The Chaldean bishop of Kirkuk makes an appeal:

“In Iraq Christians are dying, the Church is disappearing under continued persecution, threats and violence carried out by extremists who are leaving us no choice: conversion or exile”.  This is the urgent appeal sent to AsiaNews by msgr. Louis Sako, Chaldean Archbishop of Kirkuk, while reports arrive of car bombs and the death of Christians in the Kurdish area, until now untouched by the confessional violence.

The bishop who is president of Iraq’s Council of Catholic Churches’ Committee for inter religious dialogue , signed a declaration regarding the “tragic situation of Baghdadis Christians”, denouncing militant groups which under the threat of armed violence ask Christians to convert immediately to Islam or to consign their property and leave the country.  The same thing happens in Mosul, but with a different “choice”: pay a monetary tribute to the Jihad if they want to avoid their death. 

The Iraqi Christian community, at home and abroad, has long urged the local Church to take a stand against the forced evacuation, rape, kidnap, paying a ransom, blackmail, scarring and killing they suffer and the complete lack of protection from the local government and coalition forces. And in the last two days, as the controversial plan to install a secure zone for Christians in the Niniveh plain begins to take shape, the terrorists have begun targeting the zoned area.  “It’s almost a political gesture – observes msgr Sako – as if to say: “we can hit anywhere, nowhere is safe”.

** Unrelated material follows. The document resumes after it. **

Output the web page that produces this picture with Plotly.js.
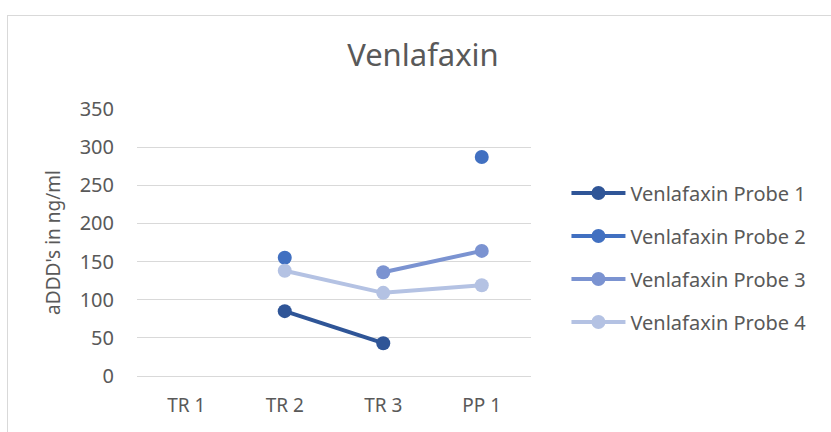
<!DOCTYPE html>
<html><head><meta charset="utf-8">
<script src="https://cdn.plot.ly/plotly-3.0.1.min.js"></script>
<style>
html,body{margin:0;padding:0;background:#fff;overflow:hidden;}
#frame{position:absolute;left:7px;top:15px;width:840px;height:430px;border:1px solid #d9d9d9;box-sizing:border-box;}
#chart{position:absolute;left:0;top:0;width:831px;height:432px;}
</style></head>
<body>
<div id="frame"></div>
<div id="chart"></div>
<script>
const categories = ["TR 1", "TR 2", "TR 3", "PP 1"];
const seriesNames = ["Venlafaxin Probe 1", "Venlafaxin Probe 2", "Venlafaxin Probe 3", "Venlafaxin Probe 4"];
const probe1 = [null, 85, 43, null];
const probe2 = [null, 155, null, 287];
const probe3 = [null, null, 136, 164];
const probe4 = [null, 138, 109, 119];
const colors = ["#2f5597", "#4170c1", "#7b93d1", "#b4c2e3"];
const yTicks = [0, 50, 100, 150, 200, 250, 300, 350];

const allValues = [probe1, probe2, probe3, probe4];
const traces = allValues.map((v, i) => ({
  x: categories, y: v, name: seriesNames[i], type: "scatter", mode: "lines+markers",
  connectgaps: false, legendgroup: "g" + i,
  line: {color: colors[i], width: 4},
  marker: {color: colors[i], size: 14}
}));

const layout = {
  width: 831, height: 432,
  margin: {l: 137, r: 300, t: 109, b: 56},
  paper_bgcolor: "rgba(0,0,0,0)", plot_bgcolor: "rgba(0,0,0,0)",
  font: {family: "'Noto Sans', sans-serif", color: "#595959", size: 20},
  title: {text: "Venlafaxin", x: 0.509, xanchor: "center", y: 0.873, yanchor: "middle",
          font: {size: 31, color: "#595959"}},
  xaxis: {type: "category", range: [-0.5, 3.5], showgrid: false, zeroline: false,
          showline: false, ticks: "", tickfont: {size: 19, color: "#595959"}, ticklabelstandoff: 16, fixedrange: true},
  yaxis: {range: [0, 350], tickvals: yTicks, showgrid: true, gridcolor: "#d9d9d9", gridwidth: 1,
          zeroline: true, zerolinecolor: "#d9d9d9", zerolinewidth: 1, showline: false, ticks: "",
          tickfont: {size: 20, color: "#595959"}, ticklabelstandoff: 22,
          title: {text: "aDDD's in ng/ml", font: {size: 19, color: "#595959"}, standoff: 14}},
  showlegend: true,
  legend: {x: 1.09, xanchor: "left", y: 0.444, yanchor: "middle", font: {size: 20, color: "#595959"},
           itemwidth: 54, traceorder: "grouped", tracegroupgap: 14, bgcolor: "rgba(0,0,0,0)"}
};
Plotly.newPlot("chart", traces, layout, {displayModeBar: false, staticPlot: true});
</script>
</body></html>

The confessional based attacks are no longer just restricted to Baghdad and Mosul, but now target small centres in the North.  Yesterday a group of fundamentalists executed 23 yazidi on the road linking Mosul to Ba’ashika, a majority Christian village: they stopped a bus and after having made Arabs and Christians alight they killed the faithful of this ancient religion, based on the strong Good-Evil dualism.  Today a car bomb close to a school in Tell-el-skop, a Christian village, and 9 people died including 2 children; 60 were wounded.  A convent of Dominican nuns, which is nearby, was badly damaged in the blast.